* Data extract
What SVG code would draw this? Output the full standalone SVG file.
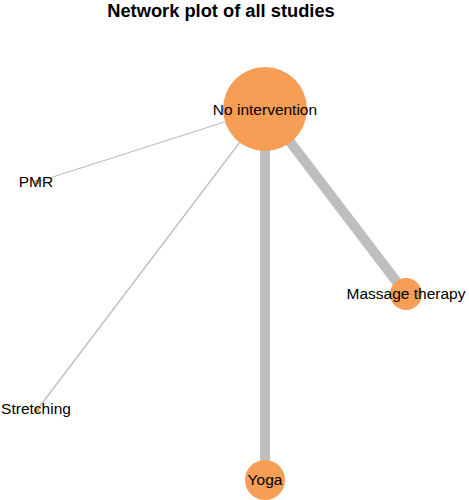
<svg xmlns="http://www.w3.org/2000/svg" width="469" height="500" viewBox="0 0 469 500">
<style>
.edge{stroke:#BEBEBE;fill:none;stroke-linecap:butt}
.node{fill:#F69D56}
.lbl{font-family:"Liberation Sans",Arial,sans-serif;font-size:15.5px;fill:#000;text-anchor:middle}
.title{font-family:"Liberation Sans",Arial,sans-serif;font-size:18.3px;font-weight:bold;fill:#000;text-anchor:middle}
</style>
<rect width="469" height="500" fill="#fff"/>
<text class="title" x="221" y="17">Network plot of all studies</text>
<g id="connectors">
<line class="edge" x1="265" y1="109" x2="37" y2="182" stroke-width="1.3"/>
<line class="edge" x1="265" y1="109" x2="37" y2="410" stroke-width="1.3"/>
<line class="edge" x1="265" y1="109" x2="265" y2="480" stroke-width="10"/>
<line class="edge" x1="265" y1="109" x2="406" y2="294" stroke-width="10"/>
</g>
<g id="node-no-intervention">
<circle class="node" cx="265" cy="109" r="42"/>
<text class="lbl" x="265" y="115">No intervention</text>
</g>
<g id="node-pmr">
<circle class="node" cx="37" cy="182" r="2.5"/>
<text class="lbl" x="36" y="187">PMR</text>
</g>
<g id="node-stretching">
<circle class="node" cx="37" cy="410" r="2.5"/>
<text class="lbl" x="36" y="414">Stretching</text>
</g>
<g id="node-massage">
<circle class="node" cx="406" cy="294" r="16"/>
<text class="lbl" x="406" y="299">Massage therapy</text>
</g>
<g id="node-yoga">
<circle class="node" cx="265" cy="480" r="20"/>
<text class="lbl" x="265" y="485">Yoga</text>
</g>
</svg>
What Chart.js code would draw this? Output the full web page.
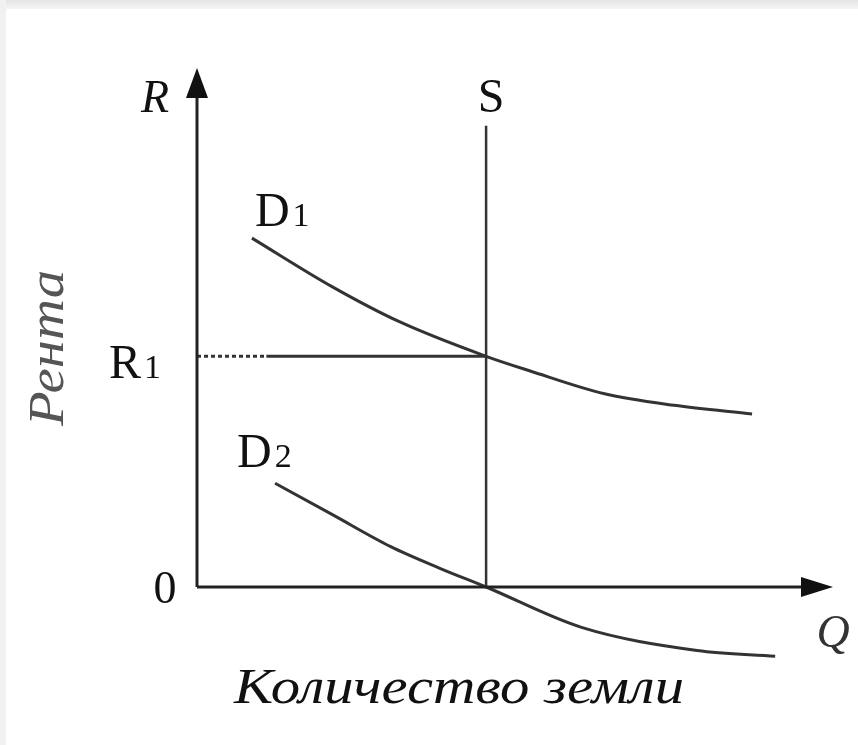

* Exercise
Tally the lines holding the string "Output" and give only the count.

* Task solution
2